Inventory Will Rise From Last Year
As the market continues to cool off, buyers will begin to have less competition and more homes to choose from.
Soaring demand to buy a home during the past two years led to a record low inventory of homes to buy and that pushed prices up.
In June, inventory saw its first year-over-year turnaround in three years. The number of homes available for sale at the end of June was up 9.6% from May and 2.4% from a year ago, according to NAR.
Home Prices Will Rise More Slowly
In June, the median price of a home reached a record high of $416,000.
But the pace of price growth has been slowing lately. Median home prices for existing homes were up 13.4% in June from the year before, compared with the 23% spike in home prices in June 2021, according to NAR.
In addition, prices on new construction homes are actually falling.
The median sales price of a new construction home dropped to $402,400 in June, down from $444,500 in May, according to the US Census Bureau and the Department of Housing and Urban Development.
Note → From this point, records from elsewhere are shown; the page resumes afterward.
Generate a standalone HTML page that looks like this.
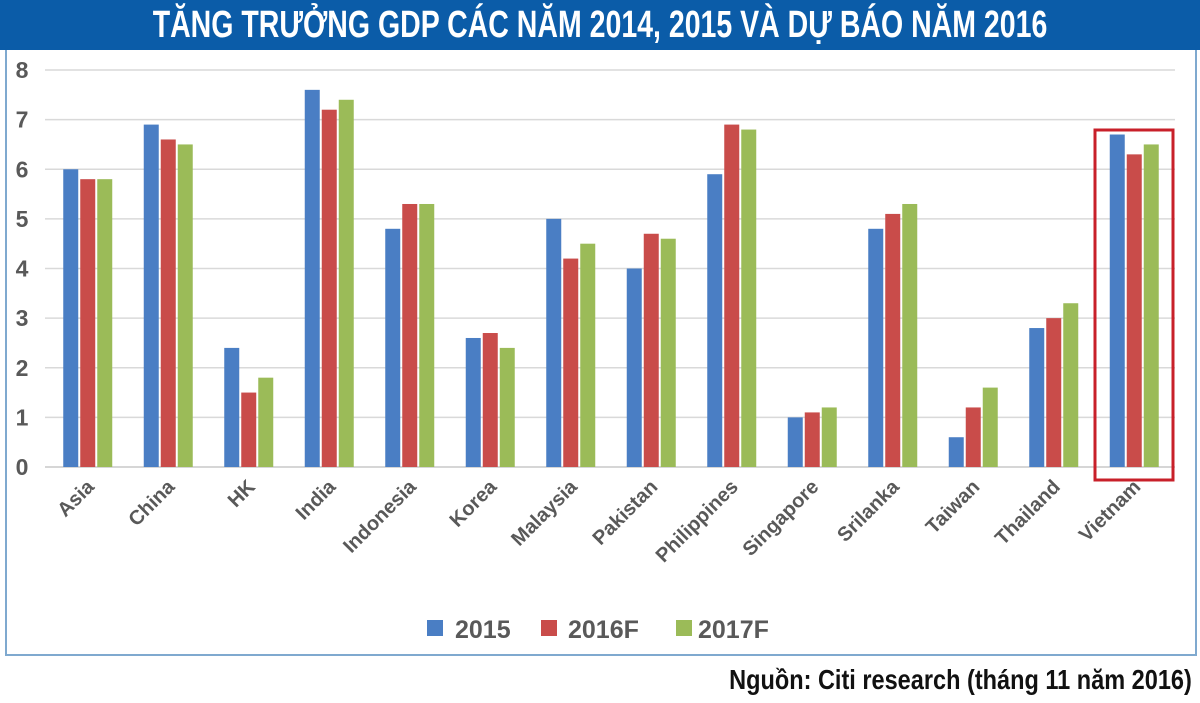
<!DOCTYPE html>
<html><head><meta charset="utf-8"><style>
body{margin:0;width:1200px;height:703px;background:#fff;overflow:hidden;font-family:"Liberation Sans",sans-serif}
#title{position:absolute;left:0;top:0;width:1200px;height:50px;background:#0b5ca8}
#title span{position:absolute;left:600px;top:3px;white-space:nowrap;color:#fff;font:bold 38px/44px "Liberation Sans",sans-serif;transform:translateX(-50%) scaleX(0.75);transform-origin:50% 50%}
#frame{position:absolute;left:5px;top:50px;width:1188px;height:604px;border:2px solid #7fa9cf;border-top:none}
#src{position:absolute;right:8px;top:664px;font:bold 28px "Liberation Sans",sans-serif;color:#111;transform:scaleX(0.84);transform-origin:100% 50%;white-space:nowrap}
</style></head><body>
<div id="title"><span>TĂNG TRƯỞNG GDP CÁC NĂM 2014, 2015 VÀ DỰ BÁO NĂM 2016</span></div>
<div id="frame"></div>
<svg id="chart" width="1200" height="703" style="position:absolute;left:0;top:0"></svg>
<div id="src">Nguồn: Citi research (tháng 11 năm 2016)</div>
<script>
const categories=["Asia","China","HK","India","Indonesia","Korea","Malaysia","Pakistan","Philippines","Singapore","Srilanka","Taiwan","Thailand","Vietnam"];
const s2015=[6.0,6.9,2.4,7.6,4.8,2.6,5.0,4.0,5.9,1.0,4.8,0.6,2.8,6.7];
const s2016=[5.8,6.6,1.5,7.2,5.3,2.7,4.2,4.7,6.9,1.1,5.1,1.2,3.0,6.3];
const s2017=[5.8,6.5,1.8,7.4,5.3,2.4,4.5,4.6,6.8,1.2,5.3,1.6,3.3,6.5];
const yTicks=[0,1,2,3,4,5,6,7,8];
const seriesNames=["2015","2016F","2017F"];
const colors=["#4a7ec4","#c94c4a","#9bbb58"];
const NS="http://www.w3.org/2000/svg";
const svg=document.getElementById('chart');
const x0=47,x1=1174,yBase=467,yTop=70,yMax=8;
const band=(x1-x0)/categories.length;
const y=v=>yBase-(v/yMax)*(yBase-yTop);
const xc=i=>x0+band*(i+0.5);
function mk(t,a){const e=document.createElementNS(NS,t);for(const k in a)e.setAttribute(k,a[k]);svg.appendChild(e);return e;}
yTicks.forEach(t=>{
  const g=mk('line',{x1:45,x2:1175,y1:y(t),y2:y(t),stroke:t==0?'#c8c8c8':'#d9d9d9','stroke-width':1.5});
  
  
  const l=mk('text',{x:22,y:y(t)+8,'text-anchor':'middle','font-size':23,'font-weight':'bold',fill:'#595959'});
  l.textContent=t;
  
  
});
const series=[s2015,s2016,s2017];
const bw=15,step=17;
categories.forEach((c,i)=>{
  series.forEach((s,j)=>{
    const bx=xc(i)-24+j*step;
    const r=mk('rect',{x:bx,y:y(s[i]),width:bw,height:yBase-y(s[i]),fill:colors[j]});
    
    
  });
  const tx=xc(i)+8,ty=488;
  const t=mk('text',{x:tx,y:ty,'text-anchor':'end','font-size':20,'font-weight':'bold',fill:'#595959',transform:`rotate(-45 ${tx} ${ty})`});
  t.textContent=c;
  
  
});
const hl=mk('rect',{x:1095,y:130,width:78,height:350,fill:'none',stroke:'#c8202a','stroke-width':3});


const lx=[427,541,676];
const ltx=[455,568,698];
seriesNames.forEach((n,j)=>{
  const sq=mk('rect',{x:lx[j],y:620,width:16,height:16,fill:colors[j]});
  
  
  const t=mk('text',{x:ltx[j],y:638,'font-size':25,'font-weight':'bold',fill:'#595959'});
  t.textContent=n;
  
  
});
</script>
</body></html>
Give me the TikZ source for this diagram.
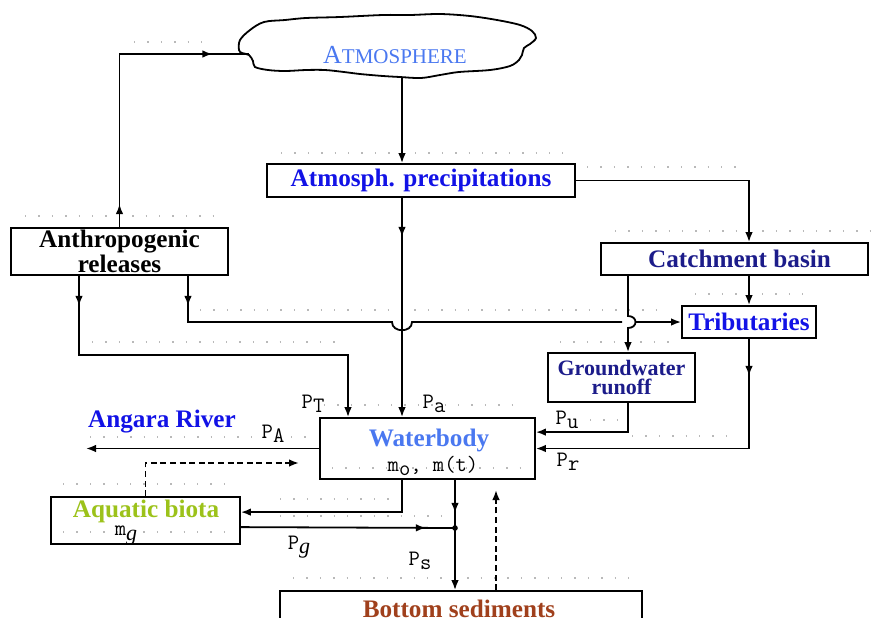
\documentclass[tikz,border=0pt]{standalone}
\usepackage{fontspec}
\setmainfont{Liberation Serif}
\usetikzlibrary{arrows.meta,calc,decorations.markings}

\definecolor{skyblue}{HTML}{4A78F0}
\definecolor{pureblue}{HTML}{1212E6}
\definecolor{navyblue}{HTML}{1C1C8A}
\definecolor{biogreen}{HTML}{9CC21A}
\definecolor{sedbrown}{HTML}{A0401C}

\newcommand{\flux}[1]{P\raisebox{-0.45ex}{#1}}

\tikzset{
    block/.style={rectangle, draw, line width=0.9pt, inner sep=0pt, align=center, font=\bfseries\fontsize{12.6}{8.7}\selectfont},
    lbl/.style={inner sep=0pt, font=\bfseries\fontsize{12.6}{8.7}\selectfont},
    flux/.style={inner sep=0pt, font=\ttfamily\fontsize{11}{11}\selectfont},
    flow/.style={line width=0.9pt},
    arrow/.style={flow, -{Latex[length=5pt,width=3.8pt]}},
    dashline/.style={dash pattern=on 3pt off 1.8pt},
    midarrow/.style={postaction={decorate, decoration={markings, mark=at position #1 with {\arrow{Latex[length=5pt,width=3.8pt]}}}}},
    guide/.style={gray!55, line width=0.7pt, dash pattern=on 0.7pt off 6pt}
}

\begin{document}
\begin{tikzpicture}[x=0.5pt, y=-0.5pt]
\useasboundingbox (0,0) rectangle (872,617);
\clip (0,0) rectangle (872,617);

% Dotted guide lines
\draw[guide] (134,42) -- (203,42);
\draw[guide] (281,153) -- (563,153);
\draw[guide] (587,167) -- (737,167);
\draw[guide] (25,216) -- (216,216);
\draw[guide] (615,231) -- (872,231);
\draw[guide] (695,294) -- (803,294);
\draw[guide] (200,310) -- (660,310);
\draw[guide] (92,342) -- (335,342);
\draw[guide] (560,342) -- (677,342);
\draw[guide] (324,405) -- (522,405);
\draw[guide] (590,420) -- (620,420);
\draw[guide] (632,436) -- (737,436);
\draw[guide] (90,437) -- (311,437);
\draw[guide] (332,468) -- (522,468);
\draw[guide] (63,484) -- (229,484);
\draw[guide] (280,499) -- (390,499);
\draw[guide] (280,516) -- (443,516);
\draw[guide] (63,532) -- (227,532);
\draw[guide] (293,578) -- (630,578);

% Atmosphere cloud
\draw[flow] plot[smooth cycle, tension=0.55] coordinates {
    (239,50) (240,40) (250,30) (264,22) (285,20) (306,18) (340,17) (383,15)
    (410,15) (440,14) (470,16) (497,20) (520,25) (532,31) (536,38) (530,44)
    (524,48) (522,55) (519,60) (510,66) (490,70) (459,72) (440,75) (421,78)
    (400,77) (383,76) (360,74) (344,72) (325,70) (306,70) (285,71) (268,70)
    (255,67) (253,61) (249,55) (242,53)};
\node[inner sep=0pt, text=skyblue] (atm) at (395,55) {\fontsize{13}{13}\selectfont A\fontsize{10.5}{10.5}\selectfont TMOSPHERE};
\coordinate (atmL) at (249,54);
\coordinate (atmB) at (402,77);

% Boxes
\node[block, text=pureblue, minimum width=154pt, minimum height=16.5pt] (precip) at (421,180.5) {Atmosph. precipitations};
\node[block, minimum width=108.5pt, minimum height=23.5pt] (anthro) at (119.5,251.5) {Anthropogenic\\releases};
\node[block, text=navyblue, minimum width=133.5pt, minimum height=16pt] (catch) at (734.5,259) {\hspace*{5pt}Catchment basin};
\node[block, text=pureblue, minimum width=67pt, minimum height=16pt] (trib) at (749,322) {Tributaries};
\node[block, text=navyblue, minimum width=73.5pt, minimum height=24.5pt, font=\bfseries\fontsize{11}{9.6}\selectfont] (ground) at (621.5,377.5) {Groundwater\\runoff};
\node[block, minimum width=107.5pt, minimum height=30.5pt] (water) at (427.5,448.5) {};
\node[lbl, text=skyblue] (waterlbl) at (429,440) {Waterbody};
\node[flux] (mass) at (433,466) {m\raisebox{-0.45ex}{o}, m(t)};
\node[block, minimum width=94.5pt, minimum height=23.5pt] (biota) at (145.5,520.5) {};
\node[lbl, text=biogreen] (biotalbl) at (146,511.5) {Aquatic biota};
\node[flux] (mg) at (126,535.5) {m\raisebox{-0.45ex}{\rmfamily\itshape g}};
\node[block, minimum width=181pt, minimum height=24pt] (sed) at (461,615) {};
\node[lbl, text=sedbrown] (sedlbl) at (459,609) {Bottom sediments};
\node[lbl, text=pureblue] (angara) at (162,422) {Angara River};

% Helper points
\coordinate (hopA) at (402,322);
\coordinate (hopB) at (628,322);
\coordinate (relL) at (79,355);
\coordinate (relR) at (188,322);
\coordinate (pT) at (348,355);
\coordinate (outA) at (86,449);
\coordinate (dashE) at (299,463);
\coordinate (jct) at (455,528);
\coordinate (upE) at (496,490);

% Connectors
\draw[flow, midarrow=11.5pt, midarrow=133pt] (anthro.north) |- (atmL);
\draw[arrow] (atmB) -- (atmB |- precip.north);
\draw[arrow] (precip.east) -| (trib.north |- catch.north);
\draw[arrow, midarrow=19.5pt] (atmB |- precip.south) -- (atmB |- water.north);
\draw[arrow] (trib.north |- catch.south) -- (trib.north);
\draw[arrow] (catch.south -| hopB) -- ([yshift=3pt]hopB)
    .. controls ([xshift=5pt,yshift=3pt]hopB) and ([xshift=5pt,yshift=-3pt]hopB) .. ([yshift=-3pt]hopB)
    -- (ground.north -| hopB);
\draw[flow, midarrow=15pt] (anthro.south -| relR) -- (relR) -- ([xshift=-5pt]hopA)
    .. controls ([xshift=-5pt,yshift=-5.5pt]hopA) and ([xshift=5pt,yshift=-5.5pt]hopA) .. ([xshift=5pt]hopA)
    -- ([xshift=-3pt]hopB);
\draw[arrow] ([xshift=4pt]hopB) -- (trib.west);
\draw[arrow, midarrow=15pt] (anthro.south -| relL) |- (pT) -- (pT |- water.north);
\draw[arrow] (ground.south -| hopB) |- ($(water.north east)+(0,15)$);
\draw[arrow, midarrow=18.5pt] (trib.south) |- (water.east);
\draw[arrow] (water.west) -- (water.west -| outA);
\draw[arrow, dashline] (biota.north) |- (dashE);
\draw[arrow] (water.south -| hopA) |- ($(biota.north east)+(0,16)$);
\draw[flow, midarrow=92.5pt] ($(biota.north east)+(0,31)$) -- (jct);
\draw[arrow, midarrow=16.5pt] (water.south -| jct) -- (sed.north -| jct);
\fill (jct) circle (1.4pt);
\draw[arrow, dashline] (sed.north -| upE) -- (upE);

% Flux labels
\node[flux] (fluxT) at (313,404) {\flux{T}};
\node[flux] (fluxa) at (434,404) {\flux{a}};
\node[flux] (fluxA) at (273,434) {\flux{A}};
\node[flux] (fluxu) at (567,420) {\flux{u}};
\node[flux] (fluxr) at (568,462) {\flux{r}};
\node[flux] (fluxg) at (299,547) {\flux{\rmfamily\itshape g}};
\node[flux] (fluxs) at (420,561) {\flux{s}};

\end{tikzpicture}
\end{document}
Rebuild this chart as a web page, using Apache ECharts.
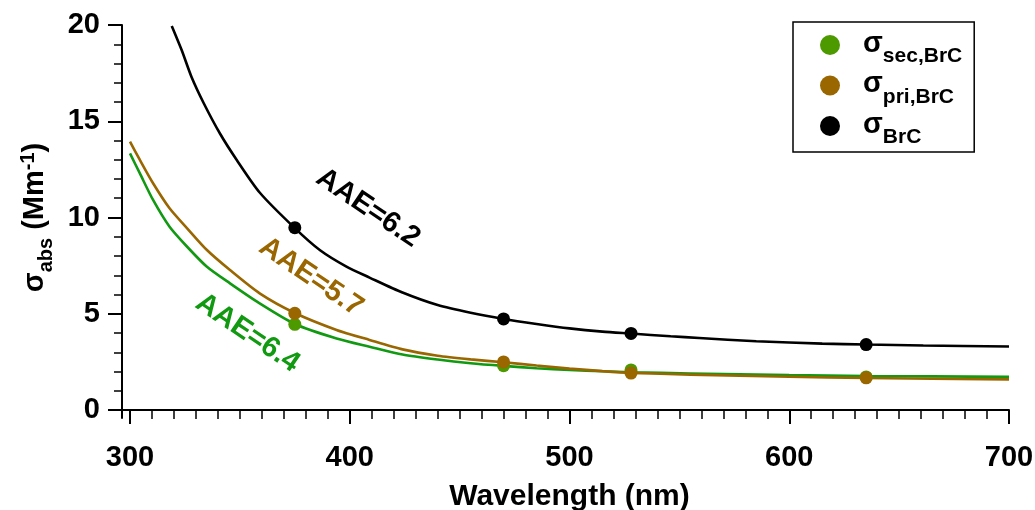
<!DOCTYPE html>
<html><head><meta charset="utf-8">
<script src="https://cdn.jsdelivr.net/npm/echarts@6/dist/echarts.min.js"></script>
<style>html,body{margin:0;padding:0;background:#fff}#c{width:1035px;height:510px}</style>
</head><body><div id="c"></div>
<script>
// ---- data ----
const blackCurveX = [319, 323.5, 328, 333.5, 341, 348.5, 359, 375, 386.5, 398.5, 409, 424, 440, 455, 470, 485, 500, 515, 528, 546, 559, 585, 615, 635, 661, 700];
const blackCurveY = [19.95, 18.7, 17.3, 15.95, 14.35, 13.0, 11.3, 9.45, 8.3, 7.45, 6.88, 6.1, 5.45, 5.05, 4.73, 4.47, 4.24, 4.07, 3.97, 3.83, 3.74, 3.57, 3.45, 3.40, 3.35, 3.30];
const priCurveX = [300, 304.5, 310.5, 318, 326, 335, 345.5, 359, 375, 394, 409, 424, 440, 455, 470, 485, 500, 515, 528, 555, 600, 635, 700];
const priCurveY = [13.94, 12.99, 11.78, 10.48, 9.44, 8.31, 7.27, 6.06, 5.04, 4.16, 3.64, 3.15, 2.82, 2.63, 2.48, 2.31, 2.15, 2.02, 1.93, 1.84, 1.73, 1.66, 1.59];
const secCurveX = [300, 304.5, 310.5, 318, 326, 335, 345.5, 359, 375, 394, 409, 424, 440, 455, 470, 485, 500, 515, 528, 555, 600, 635, 700];
const secCurveY = [13.33, 12.29, 10.91, 9.52, 8.48, 7.44, 6.58, 5.54, 4.47, 3.72, 3.29, 2.88, 2.62, 2.43, 2.29, 2.17, 2.08, 2.01, 1.96, 1.90, 1.81, 1.77, 1.72];
const markerX = [375, 470, 528, 635];
const secY = [4.45, 2.30, 2.08, 1.72];
const priY = [5.02, 2.50, 1.92, 1.67];
const brcY = [9.47, 4.73, 3.98, 3.40];
const seriesSubs = ['sec,BrC', 'pri,BrC', 'BrC'];
const aaeTexts = ['AAE=6.4', 'AAE=5.7', 'AAE=6.2'];

// ---- styling ----
const FONT = '"Liberation Sans", Arial, sans-serif';
const GREEN_LINE = '#119a11', GREEN_MK = '#4d9900', BROWN = '#996600', BLACK = '#000000';
const zip = (xs, ys) => xs.map((x, i) => [x, ys[i]]);

function curve(name, xs, ys, color) {
  return { type: 'line', name, xAxisIndex: 0, yAxisIndex: 0, data: zip(xs, ys),
    showSymbol: false, symbol: 'none', smooth: 0.25,
    lineStyle: { color, width: 2.6 }, silent: true, clip: true, z: 2 };
}
function markers(name, ys, color, size) {
  return { type: 'scatter', name, xAxisIndex: 0, yAxisIndex: 0, data: zip(markerX, ys),
    symbol: 'circle', symbolSize: size, itemStyle: { color, opacity: 1 }, silent: true, z: 3 };
}
function annot(coord, text, color) {
  return { symbol: 'circle', symbolSize: 0, silent: true,
    data: [{ coord, label: { show: true, position: 'inside', formatter: text, rotate: -34,
      fontSize: 29, fontWeight: 'bold', fontFamily: FONT, color } }] };
}

const secLine = curve('secCurve', secCurveX, secCurveY, GREEN_LINE);
secLine.markPoint = annot([353.5, 4.0], aaeTexts[0], GREEN_LINE);
const priLine = curve('priCurve', priCurveX, priCurveY, BROWN);
priLine.markPoint = annot([382.4, 6.91], aaeTexts[1], BROWN);
const brcLine = curve('brcCurve', blackCurveX, blackCurveY, BLACK);
brcLine.markPoint = annot([408.3, 10.49], aaeTexts[2], BLACK);

const labelStyle = { fontSize: 29, fontWeight: 'bold', fontFamily: FONT, color: '#000' };
const mainTok = { fontSize: 29, fontWeight: 'bold', fontFamily: FONT, color: '#000', lineHeight: 29, verticalAlign: 'top' };
const subTok = { fontSize: 20, fontWeight: 'bold', fontFamily: FONT, color: '#000', lineHeight: 20, verticalAlign: 'top' };

const option = {
  backgroundColor: '#fff',
  animation: false,
  grid: [
    { left: 130, right: 26, top: 25, bottom: 100, outerBoundsMode: 'none', containLabel: false },
    { left: 122, right: 26, top: 25, bottom: 92, outerBoundsMode: 'none', containLabel: false }
  ],
  xAxis: [
    { gridIndex: 0, type: 'value', min: 300, max: 700, interval: 100, offset: 8,
      axisLine: { show: false },
      axisTick: { show: true, length: 14, lineStyle: { color: '#000', width: 2 } },
      minorTick: { show: true, splitNumber: 10, length: 9, lineStyle: { color: '#000', width: 1.5 } },
      axisLabel: Object.assign({ margin: 25 }, labelStyle),
      splitLine: { show: false }, minorSplitLine: { show: false },
      name: 'Wavelength (nm)', nameLocation: 'middle', nameGap: 64,
      nameTextStyle: { fontSize: 30, fontWeight: 'bold', fontFamily: FONT, color: '#000' } },
    { gridIndex: 1, type: 'value', min: 300 - 8 / 2.1975, max: 700,
      axisLine: { show: true, lineStyle: { color: '#000', width: 2 } },
      axisTick: { show: false }, axisLabel: { show: false }, splitLine: { show: false } }
  ],
  yAxis: [
    { gridIndex: 0, type: 'value', min: 0, max: 20, interval: 5, offset: 8,
      axisLine: { show: false },
      axisTick: { show: true, length: 14, lineStyle: { color: '#000', width: 2 } },
      minorTick: { show: true, splitNumber: 5, length: 8, lineStyle: { color: '#000', width: 1.5 } },
      axisLabel: Object.assign({ margin: 22 }, labelStyle),
      splitLine: { show: false }, minorSplitLine: { show: false },
      name: '{s|σ}{b|abs}{m| (Mm}{p|-1}{m|)}', nameLocation: 'middle', nameGap: 75, nameRotate: 90,
      nameTextStyle: { rich: {
        s: Object.assign({}, mainTok, { padding: [6, 0, 0, 0] }),
        m: Object.assign({}, mainTok, { padding: [6, 0, 0, 0] }),
        b: Object.assign({}, subTok, { padding: [22, 0, 0, 0] }),
        p: Object.assign({}, subTok, { padding: [4, 0, 0, 0] })
      } } },
    { gridIndex: 1, type: 'value', min: -8 / 19.25, max: 20,
      axisLine: { show: true, lineStyle: { color: '#000', width: 2 } },
      axisTick: { show: false }, axisLabel: { show: false }, splitLine: { show: false } }
  ],
  legend: {
    show: true, orient: 'vertical', left: 793, top: 22,
    padding: [1, 12, 4, 27], itemWidth: 20, itemHeight: 20, itemGap: -3.5,
    icon: 'circle', selectedMode: false,
    borderColor: '#000', borderWidth: 1.5, backgroundColor: '#fff',
    data: seriesSubs,
    formatter: name => '{s|σ}{b|' + name + '}',
    textStyle: { rich: {
      s: Object.assign({}, mainTok, { lineHeight: 35, padding: [6, 0, 0, 18] }),
      b: Object.assign({}, subTok, { fontSize: 21, lineHeight: 44, padding: [23, 0, 0, 0] })
    } }
  },
  series: [
    secLine, priLine, brcLine,
    markers(seriesSubs[0], secY, GREEN_MK, 13),
    markers(seriesSubs[1], priY, BROWN, 13),
    markers(seriesSubs[2], brcY, BLACK, 13)
  ]
};
const chart = echarts.init(document.getElementById('c'), null, { renderer: 'canvas' });
chart.setOption(option);
</script></body></html>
Affordability Will Remain a Challenge
Home affordability is the worst it’s been since 1989, with the exception of the housing bubble from 2004-2008, according to a report from the National Housing Conference.
But the difference between the housing bubble and what we’re experiencing in today’s market is that during the housing bubble, the lack of affordability was driven by mortgages offering interest rates as low as 1% that would reset to a level the homeowners could not afford to pay afterward.
In the 1980s, homes were not affordable due to incredibly high-interest rates, spanning from 9% to 18%.